The znoon, however, have plans of their own. Bred and educated Under the Mountain, znoon desire nothing but to make mischief for their human rivals. In many respects znoon resemble humans, but they live much longer, and they can manipulate their bodies, even changing gender if they must. To them history is a spectacle in which znoon play the most attractive roles, while humans play the clown, fools, and victims. Led by Dish, a high-ranking zinniya, Lula’s tenants begin by following their late mistress’ will: possessing and tormenting her heirs. Humans, we learn, have multiple souls with diverse tastes and drives that are normally subjugated to one overmastering soul. This identity can come about naturally, but often znoon take possession by inserting an artificial soul, a machine constructed from images, powerful enough to marshal the humans’ natural souls to do its bidding.
But most of Lula’s heirs live outside Fiyashi, the capital city, where Lula’s tenants lived luxuriously in her mansion. They don’t want to leave. One in particular, Mamselle Minx, sent into the desert, comes up with a plan that will return her to Fiyashi. She reads up on a shamanistic spectacle, the Ghost Dance, that amounts to an uprising on behalf of an indigenous princess. Minx knows that one of Lula’s heirs, Ahelen, is really her daughter whom she bore and then sold to the childless couple ruling that country, to be their heir, the Infanta Anna, and to shore up their tottering régime (The Broken House). After they were assassinated and the country taken over by a Protectorate run in the interest of foreign capitalists and religious bigots, “Anna” was saved and carried off to a distant city, to be raised as Ahelen (Maznoona), till she returned to Fiyashi and married a bookseller. Lula’s will assigned Ahelen to two other znoon, but Minx intends to take possession of her and shape the mousy bookseller’s wife into the princess Anna. Minx’s superior, Dish, goes for this plan, seeing enormous potential to make trouble for humans and to draw attention to herself.
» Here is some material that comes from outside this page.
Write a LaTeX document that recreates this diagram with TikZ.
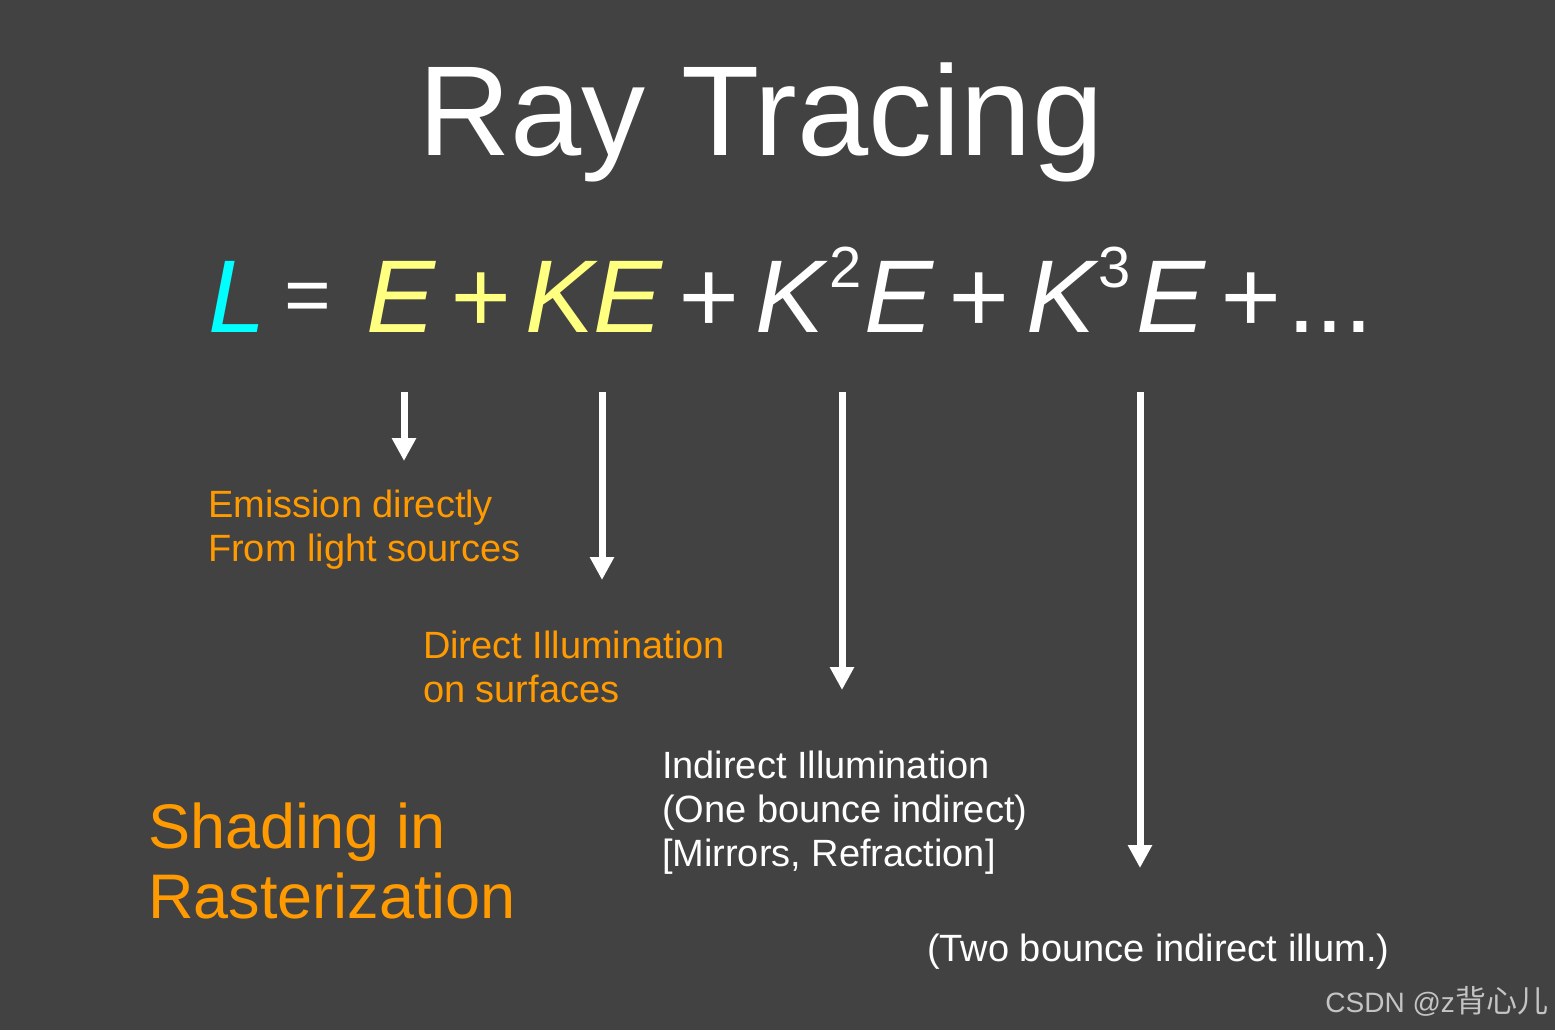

From there the plot proceeds through the Ghost Dance, which ends in a massacre; the hoarding of a staple grain mainly consumed by the poor; the launch of a scholarly journal (The Review of Znoon & Human Studies); a general strike, and a staged comedy. Lula’s former slaves all return to Fiyashi. The human heirs, freed from possession, use what powers they have to thwart the history envisioned by the znoon. The weakest of them, Boughrabwa, turns up an unexpected weapon.